**DATA LISTING**

-------

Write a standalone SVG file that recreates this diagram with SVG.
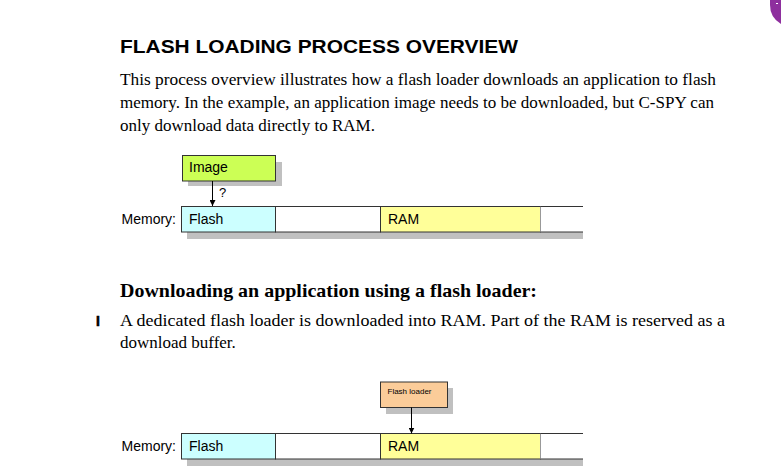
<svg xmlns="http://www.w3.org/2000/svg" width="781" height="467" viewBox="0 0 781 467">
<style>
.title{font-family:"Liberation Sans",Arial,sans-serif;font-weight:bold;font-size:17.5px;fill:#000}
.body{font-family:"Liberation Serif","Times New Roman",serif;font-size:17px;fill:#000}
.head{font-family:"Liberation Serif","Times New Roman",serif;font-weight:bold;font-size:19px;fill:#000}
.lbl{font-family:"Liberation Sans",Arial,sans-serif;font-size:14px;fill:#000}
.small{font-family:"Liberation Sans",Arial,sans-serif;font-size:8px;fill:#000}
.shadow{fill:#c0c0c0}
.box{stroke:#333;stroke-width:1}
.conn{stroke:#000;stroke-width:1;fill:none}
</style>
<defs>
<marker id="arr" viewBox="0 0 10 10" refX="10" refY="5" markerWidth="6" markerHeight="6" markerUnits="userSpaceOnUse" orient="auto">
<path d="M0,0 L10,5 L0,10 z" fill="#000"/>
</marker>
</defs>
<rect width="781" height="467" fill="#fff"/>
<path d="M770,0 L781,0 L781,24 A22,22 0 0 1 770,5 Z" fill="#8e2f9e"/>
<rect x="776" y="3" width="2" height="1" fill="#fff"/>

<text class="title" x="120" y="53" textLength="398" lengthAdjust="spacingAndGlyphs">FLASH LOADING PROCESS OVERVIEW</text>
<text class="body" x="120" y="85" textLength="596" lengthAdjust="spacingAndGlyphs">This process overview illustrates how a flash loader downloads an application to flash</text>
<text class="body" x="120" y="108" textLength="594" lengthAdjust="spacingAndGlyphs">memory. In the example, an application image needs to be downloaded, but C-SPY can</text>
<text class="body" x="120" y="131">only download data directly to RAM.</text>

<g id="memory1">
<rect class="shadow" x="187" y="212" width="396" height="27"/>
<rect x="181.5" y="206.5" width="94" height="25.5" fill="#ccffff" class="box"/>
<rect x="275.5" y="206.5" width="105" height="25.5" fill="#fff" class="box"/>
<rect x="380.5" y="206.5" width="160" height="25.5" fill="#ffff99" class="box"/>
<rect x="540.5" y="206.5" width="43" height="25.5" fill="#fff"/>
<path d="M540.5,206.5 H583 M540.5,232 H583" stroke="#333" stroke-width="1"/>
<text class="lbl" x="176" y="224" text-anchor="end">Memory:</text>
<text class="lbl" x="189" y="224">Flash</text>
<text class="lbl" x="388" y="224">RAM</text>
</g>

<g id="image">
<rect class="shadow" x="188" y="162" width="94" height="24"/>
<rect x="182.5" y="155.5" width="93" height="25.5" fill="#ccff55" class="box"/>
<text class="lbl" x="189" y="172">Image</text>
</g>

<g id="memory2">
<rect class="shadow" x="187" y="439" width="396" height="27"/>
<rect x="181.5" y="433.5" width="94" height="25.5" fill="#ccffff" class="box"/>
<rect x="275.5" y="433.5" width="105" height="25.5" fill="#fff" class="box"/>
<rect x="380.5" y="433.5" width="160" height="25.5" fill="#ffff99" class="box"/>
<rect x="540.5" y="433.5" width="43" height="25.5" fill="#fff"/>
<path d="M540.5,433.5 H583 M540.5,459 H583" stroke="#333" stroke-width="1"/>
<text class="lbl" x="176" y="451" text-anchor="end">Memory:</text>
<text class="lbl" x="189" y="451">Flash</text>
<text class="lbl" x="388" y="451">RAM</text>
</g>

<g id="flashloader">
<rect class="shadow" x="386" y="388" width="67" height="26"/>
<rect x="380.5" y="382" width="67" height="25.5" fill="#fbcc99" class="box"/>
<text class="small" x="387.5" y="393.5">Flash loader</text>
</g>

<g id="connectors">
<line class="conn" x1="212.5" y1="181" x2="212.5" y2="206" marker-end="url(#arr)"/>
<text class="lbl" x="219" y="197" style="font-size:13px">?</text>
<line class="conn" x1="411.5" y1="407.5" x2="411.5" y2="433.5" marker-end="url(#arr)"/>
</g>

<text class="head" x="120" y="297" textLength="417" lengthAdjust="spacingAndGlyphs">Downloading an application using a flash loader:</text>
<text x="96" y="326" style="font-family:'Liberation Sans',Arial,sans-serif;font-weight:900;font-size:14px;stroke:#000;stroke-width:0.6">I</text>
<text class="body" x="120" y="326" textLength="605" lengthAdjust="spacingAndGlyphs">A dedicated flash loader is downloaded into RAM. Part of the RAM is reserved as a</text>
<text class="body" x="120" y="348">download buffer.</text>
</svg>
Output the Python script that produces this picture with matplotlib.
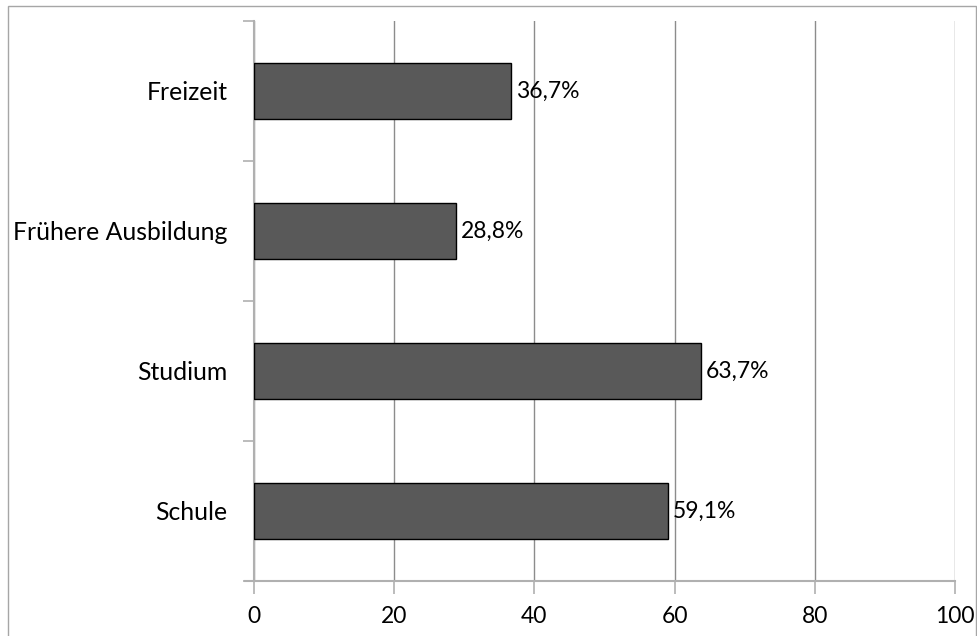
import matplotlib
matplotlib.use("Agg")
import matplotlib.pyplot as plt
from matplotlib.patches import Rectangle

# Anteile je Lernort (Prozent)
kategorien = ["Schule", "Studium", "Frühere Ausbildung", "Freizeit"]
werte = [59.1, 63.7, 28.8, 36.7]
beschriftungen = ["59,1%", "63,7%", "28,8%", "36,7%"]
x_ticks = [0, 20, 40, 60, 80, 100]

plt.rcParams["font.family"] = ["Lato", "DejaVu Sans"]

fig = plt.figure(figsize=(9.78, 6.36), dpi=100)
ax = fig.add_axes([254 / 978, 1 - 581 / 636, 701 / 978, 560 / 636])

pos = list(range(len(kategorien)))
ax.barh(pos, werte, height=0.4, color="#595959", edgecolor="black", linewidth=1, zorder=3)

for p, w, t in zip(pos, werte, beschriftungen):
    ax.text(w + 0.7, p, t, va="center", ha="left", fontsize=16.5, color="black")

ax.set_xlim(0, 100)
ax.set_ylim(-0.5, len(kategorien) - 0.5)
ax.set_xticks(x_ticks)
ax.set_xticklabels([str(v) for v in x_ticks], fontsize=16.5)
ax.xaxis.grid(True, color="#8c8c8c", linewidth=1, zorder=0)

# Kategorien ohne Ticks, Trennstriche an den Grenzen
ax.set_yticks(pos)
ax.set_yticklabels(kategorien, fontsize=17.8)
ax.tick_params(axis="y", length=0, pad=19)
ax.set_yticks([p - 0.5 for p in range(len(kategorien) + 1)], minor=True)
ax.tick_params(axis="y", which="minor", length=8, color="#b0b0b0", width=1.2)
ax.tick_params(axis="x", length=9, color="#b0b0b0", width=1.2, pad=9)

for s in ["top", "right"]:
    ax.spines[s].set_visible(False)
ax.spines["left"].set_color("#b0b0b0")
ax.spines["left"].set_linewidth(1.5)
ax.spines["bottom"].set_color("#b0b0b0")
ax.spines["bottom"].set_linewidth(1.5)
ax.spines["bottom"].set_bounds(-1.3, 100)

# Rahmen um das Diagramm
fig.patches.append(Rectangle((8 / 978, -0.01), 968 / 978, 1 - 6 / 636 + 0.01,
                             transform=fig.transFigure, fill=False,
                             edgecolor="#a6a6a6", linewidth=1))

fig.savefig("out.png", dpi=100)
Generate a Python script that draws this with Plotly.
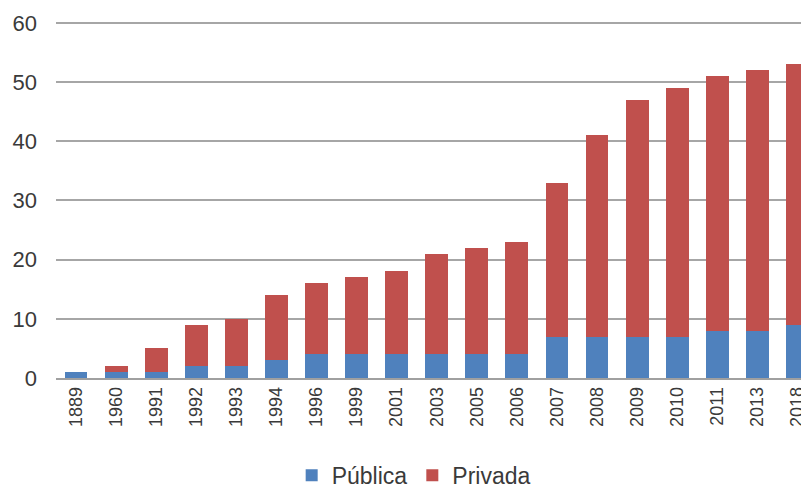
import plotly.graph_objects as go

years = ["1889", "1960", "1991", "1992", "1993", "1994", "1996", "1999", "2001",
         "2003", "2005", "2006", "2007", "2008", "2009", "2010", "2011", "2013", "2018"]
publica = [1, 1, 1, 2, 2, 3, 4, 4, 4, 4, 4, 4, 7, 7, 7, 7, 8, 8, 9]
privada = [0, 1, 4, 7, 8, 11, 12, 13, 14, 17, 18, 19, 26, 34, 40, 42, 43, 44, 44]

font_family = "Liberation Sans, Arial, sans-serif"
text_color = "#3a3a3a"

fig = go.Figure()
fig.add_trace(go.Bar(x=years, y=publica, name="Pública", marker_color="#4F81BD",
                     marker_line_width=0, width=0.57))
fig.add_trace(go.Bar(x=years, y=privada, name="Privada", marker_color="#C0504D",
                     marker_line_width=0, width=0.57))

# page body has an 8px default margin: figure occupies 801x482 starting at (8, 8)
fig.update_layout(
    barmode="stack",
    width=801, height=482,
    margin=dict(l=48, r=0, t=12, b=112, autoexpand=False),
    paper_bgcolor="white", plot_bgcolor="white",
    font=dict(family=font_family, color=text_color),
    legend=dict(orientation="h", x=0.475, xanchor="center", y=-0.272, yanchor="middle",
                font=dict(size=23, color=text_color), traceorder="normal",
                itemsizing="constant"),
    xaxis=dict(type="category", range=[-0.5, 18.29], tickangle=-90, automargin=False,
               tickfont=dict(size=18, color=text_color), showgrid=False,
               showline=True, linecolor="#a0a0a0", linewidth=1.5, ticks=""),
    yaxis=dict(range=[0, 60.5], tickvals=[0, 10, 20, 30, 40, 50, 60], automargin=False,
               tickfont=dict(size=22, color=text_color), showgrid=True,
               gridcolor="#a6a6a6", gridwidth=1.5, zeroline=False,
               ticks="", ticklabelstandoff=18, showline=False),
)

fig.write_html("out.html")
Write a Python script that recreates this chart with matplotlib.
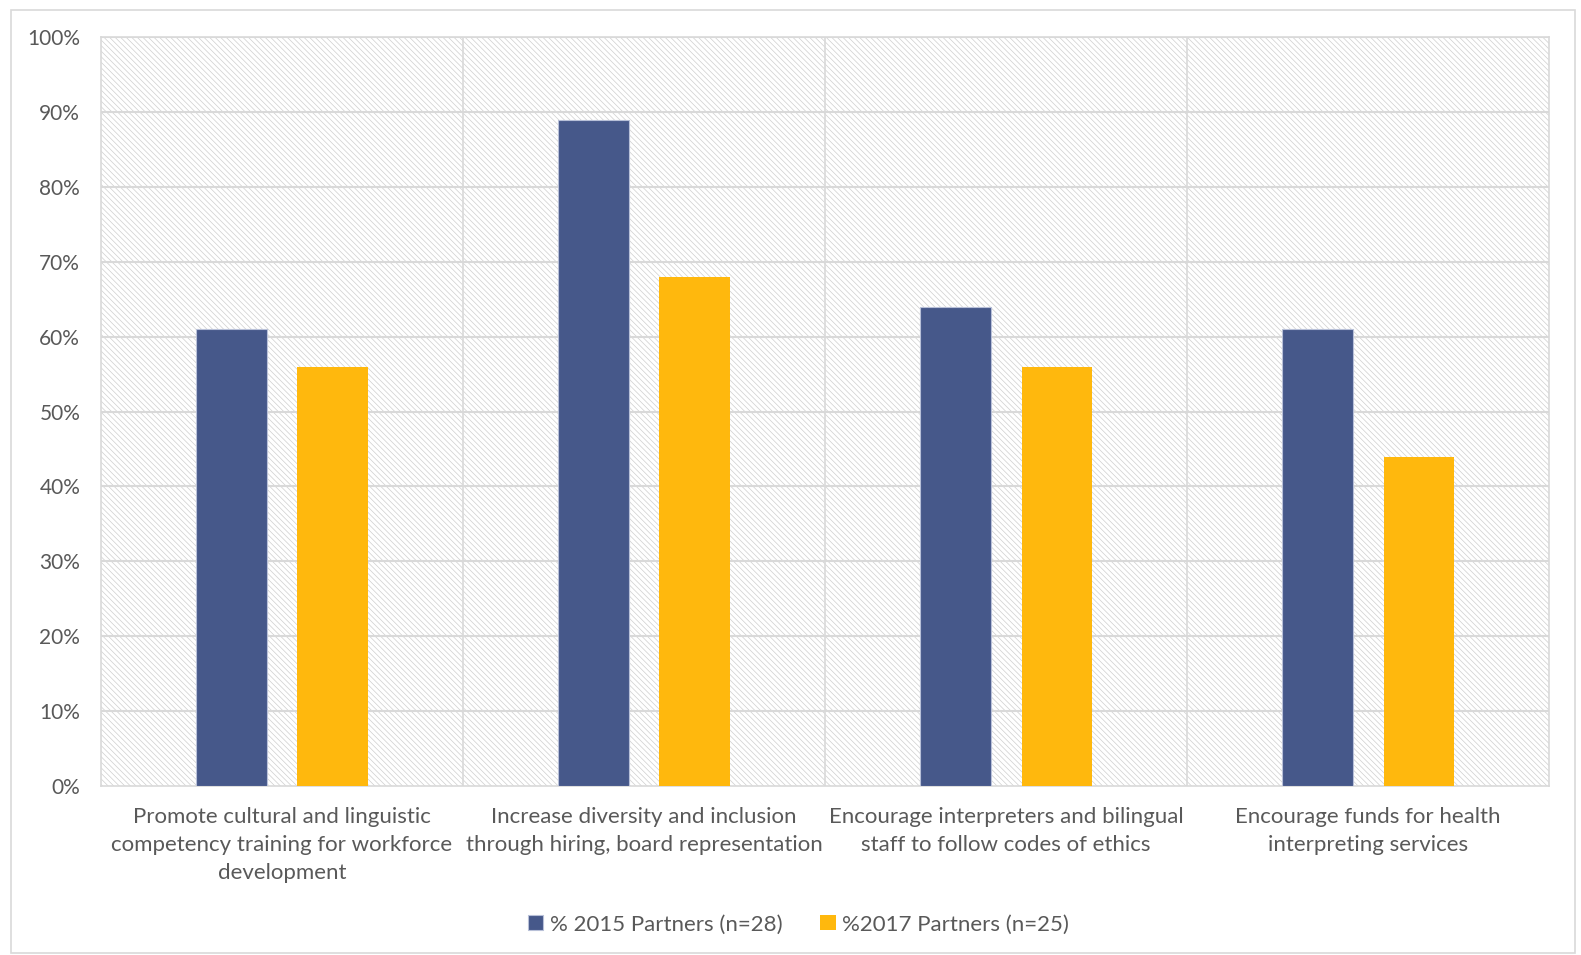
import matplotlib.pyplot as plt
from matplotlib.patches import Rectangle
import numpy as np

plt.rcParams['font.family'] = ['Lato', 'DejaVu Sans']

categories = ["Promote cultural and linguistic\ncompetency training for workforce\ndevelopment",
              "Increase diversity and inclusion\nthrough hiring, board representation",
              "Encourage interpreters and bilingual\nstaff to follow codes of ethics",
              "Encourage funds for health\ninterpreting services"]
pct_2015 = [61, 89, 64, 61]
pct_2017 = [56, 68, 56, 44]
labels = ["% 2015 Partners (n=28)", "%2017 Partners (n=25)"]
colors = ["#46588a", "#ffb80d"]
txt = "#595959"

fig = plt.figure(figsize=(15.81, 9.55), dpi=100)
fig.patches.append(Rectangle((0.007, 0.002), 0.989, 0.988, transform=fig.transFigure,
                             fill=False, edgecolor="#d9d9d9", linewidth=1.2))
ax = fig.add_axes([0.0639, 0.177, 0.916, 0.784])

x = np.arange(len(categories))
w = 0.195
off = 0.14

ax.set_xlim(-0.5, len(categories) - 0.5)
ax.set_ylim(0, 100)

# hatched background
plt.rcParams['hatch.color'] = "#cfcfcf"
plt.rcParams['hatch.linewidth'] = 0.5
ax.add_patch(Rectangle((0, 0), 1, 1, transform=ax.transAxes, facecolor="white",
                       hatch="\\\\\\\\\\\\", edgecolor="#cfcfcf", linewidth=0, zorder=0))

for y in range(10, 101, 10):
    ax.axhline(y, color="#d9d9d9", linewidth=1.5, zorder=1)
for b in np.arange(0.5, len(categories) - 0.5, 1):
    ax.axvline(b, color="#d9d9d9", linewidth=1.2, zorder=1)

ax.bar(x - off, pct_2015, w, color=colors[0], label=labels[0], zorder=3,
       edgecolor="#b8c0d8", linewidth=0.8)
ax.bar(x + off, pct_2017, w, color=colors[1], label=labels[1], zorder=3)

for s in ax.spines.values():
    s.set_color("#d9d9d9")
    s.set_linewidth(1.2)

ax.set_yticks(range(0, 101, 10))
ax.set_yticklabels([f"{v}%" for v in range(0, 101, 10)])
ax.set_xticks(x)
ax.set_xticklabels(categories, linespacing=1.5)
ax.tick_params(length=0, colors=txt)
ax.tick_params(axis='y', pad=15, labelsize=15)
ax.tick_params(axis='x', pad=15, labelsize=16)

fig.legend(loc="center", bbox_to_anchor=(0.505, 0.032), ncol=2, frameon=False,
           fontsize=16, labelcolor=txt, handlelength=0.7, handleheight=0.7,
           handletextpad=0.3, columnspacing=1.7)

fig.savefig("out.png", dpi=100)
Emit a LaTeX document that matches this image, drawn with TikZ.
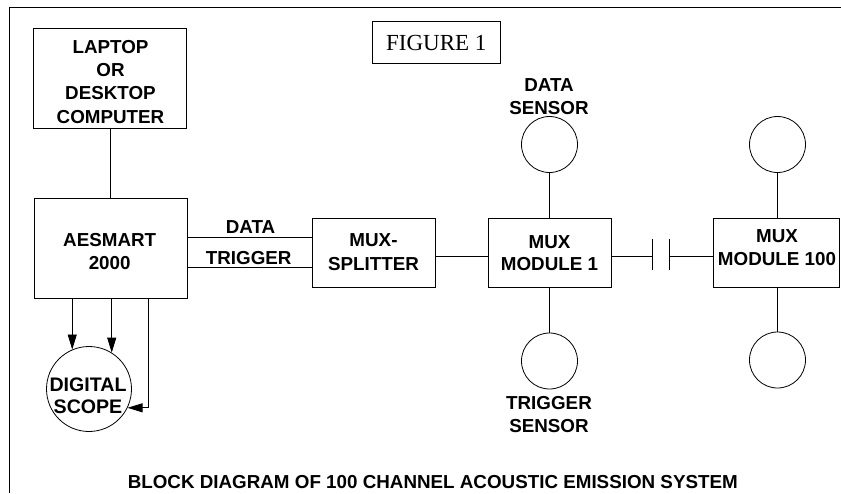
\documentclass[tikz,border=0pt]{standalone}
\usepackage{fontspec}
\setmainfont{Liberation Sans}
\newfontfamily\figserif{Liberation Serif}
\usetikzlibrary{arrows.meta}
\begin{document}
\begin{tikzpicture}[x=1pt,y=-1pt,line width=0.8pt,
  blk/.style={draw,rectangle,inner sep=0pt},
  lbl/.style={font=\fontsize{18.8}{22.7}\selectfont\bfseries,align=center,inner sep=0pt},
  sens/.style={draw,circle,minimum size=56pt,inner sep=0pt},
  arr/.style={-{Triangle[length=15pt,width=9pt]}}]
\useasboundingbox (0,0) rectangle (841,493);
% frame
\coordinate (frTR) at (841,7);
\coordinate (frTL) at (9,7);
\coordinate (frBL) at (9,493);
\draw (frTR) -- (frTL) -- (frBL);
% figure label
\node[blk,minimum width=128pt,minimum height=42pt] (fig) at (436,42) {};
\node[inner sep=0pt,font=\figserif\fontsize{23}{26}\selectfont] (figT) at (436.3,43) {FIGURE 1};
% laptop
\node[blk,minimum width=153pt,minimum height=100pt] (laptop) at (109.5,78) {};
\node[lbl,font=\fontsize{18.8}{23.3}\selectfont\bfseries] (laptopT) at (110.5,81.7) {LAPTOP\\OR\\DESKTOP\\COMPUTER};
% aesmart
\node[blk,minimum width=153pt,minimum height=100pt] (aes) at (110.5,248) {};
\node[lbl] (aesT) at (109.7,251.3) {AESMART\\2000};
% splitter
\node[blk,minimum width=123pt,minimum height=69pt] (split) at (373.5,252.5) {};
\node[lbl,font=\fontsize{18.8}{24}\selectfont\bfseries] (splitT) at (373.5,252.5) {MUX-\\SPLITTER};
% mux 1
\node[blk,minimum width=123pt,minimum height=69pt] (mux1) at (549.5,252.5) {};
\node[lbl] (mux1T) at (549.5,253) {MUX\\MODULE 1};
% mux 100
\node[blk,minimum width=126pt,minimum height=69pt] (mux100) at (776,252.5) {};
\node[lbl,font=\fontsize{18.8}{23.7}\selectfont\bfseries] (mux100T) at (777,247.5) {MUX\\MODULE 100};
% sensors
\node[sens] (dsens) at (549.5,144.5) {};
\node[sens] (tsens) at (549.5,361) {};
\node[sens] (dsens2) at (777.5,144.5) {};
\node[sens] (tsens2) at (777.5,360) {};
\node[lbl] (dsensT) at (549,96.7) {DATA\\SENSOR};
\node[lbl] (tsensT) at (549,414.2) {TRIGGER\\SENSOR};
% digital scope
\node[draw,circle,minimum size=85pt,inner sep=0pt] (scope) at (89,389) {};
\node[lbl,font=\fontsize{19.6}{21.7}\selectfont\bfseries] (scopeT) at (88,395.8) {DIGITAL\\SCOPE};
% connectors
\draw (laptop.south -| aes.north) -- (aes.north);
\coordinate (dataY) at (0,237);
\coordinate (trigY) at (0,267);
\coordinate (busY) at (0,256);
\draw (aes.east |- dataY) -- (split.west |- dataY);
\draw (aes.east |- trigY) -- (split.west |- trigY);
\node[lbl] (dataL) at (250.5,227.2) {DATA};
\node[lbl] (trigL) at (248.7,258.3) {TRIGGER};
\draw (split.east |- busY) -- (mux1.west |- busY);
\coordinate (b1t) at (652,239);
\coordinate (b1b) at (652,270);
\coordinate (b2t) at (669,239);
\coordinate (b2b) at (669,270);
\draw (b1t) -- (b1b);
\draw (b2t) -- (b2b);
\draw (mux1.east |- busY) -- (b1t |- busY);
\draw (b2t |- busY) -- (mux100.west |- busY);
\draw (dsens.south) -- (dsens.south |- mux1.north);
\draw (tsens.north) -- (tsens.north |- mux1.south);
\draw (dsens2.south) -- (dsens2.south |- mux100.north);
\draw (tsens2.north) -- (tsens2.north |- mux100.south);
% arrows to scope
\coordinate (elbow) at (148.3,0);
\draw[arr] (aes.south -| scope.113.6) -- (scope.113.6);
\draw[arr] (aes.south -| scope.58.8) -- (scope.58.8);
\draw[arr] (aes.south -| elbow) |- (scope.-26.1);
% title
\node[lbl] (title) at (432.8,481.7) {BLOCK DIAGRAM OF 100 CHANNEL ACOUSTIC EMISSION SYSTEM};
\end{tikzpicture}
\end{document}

-------

**WRITTEN PROBLEM**
Restate the data word for word from its first line through the line with "directly to RAM.</text>", leaving out any picture along the way.

**ANSWER TO THE PROBLEM**
Write a standalone SVG file that recreates this diagram with SVG.
<svg xmlns="http://www.w3.org/2000/svg" width="781" height="467" viewBox="0 0 781 467">
<style>
.title{font-family:"Liberation Sans",Arial,sans-serif;font-weight:bold;font-size:17.5px;fill:#000}
.body{font-family:"Liberation Serif","Times New Roman",serif;font-size:17px;fill:#000}
.head{font-family:"Liberation Serif","Times New Roman",serif;font-weight:bold;font-size:19px;fill:#000}
.lbl{font-family:"Liberation Sans",Arial,sans-serif;font-size:14px;fill:#000}
.small{font-family:"Liberation Sans",Arial,sans-serif;font-size:8px;fill:#000}
.shadow{fill:#c0c0c0}
.box{stroke:#333;stroke-width:1}
.conn{stroke:#000;stroke-width:1;fill:none}
</style>
<defs>
<marker id="arr" viewBox="0 0 10 10" refX="10" refY="5" markerWidth="6" markerHeight="6" markerUnits="userSpaceOnUse" orient="auto">
<path d="M0,0 L10,5 L0,10 z" fill="#000"/>
</marker>
</defs>
<rect width="781" height="467" fill="#fff"/>
<path d="M770,0 L781,0 L781,24 A22,22 0 0 1 770,5 Z" fill="#8e2f9e"/>
<rect x="776" y="3" width="2" height="1" fill="#fff"/>

<text class="title" x="120" y="53" textLength="398" lengthAdjust="spacingAndGlyphs">FLASH LOADING PROCESS OVERVIEW</text>
<text class="body" x="120" y="85" textLength="596" lengthAdjust="spacingAndGlyphs">This process overview illustrates how a flash loader downloads an application to flash</text>
<text class="body" x="120" y="108" textLength="594" lengthAdjust="spacingAndGlyphs">memory. In the example, an application image needs to be downloaded, but C-SPY can</text>
<text class="body" x="120" y="131">only download data directly to RAM.</text>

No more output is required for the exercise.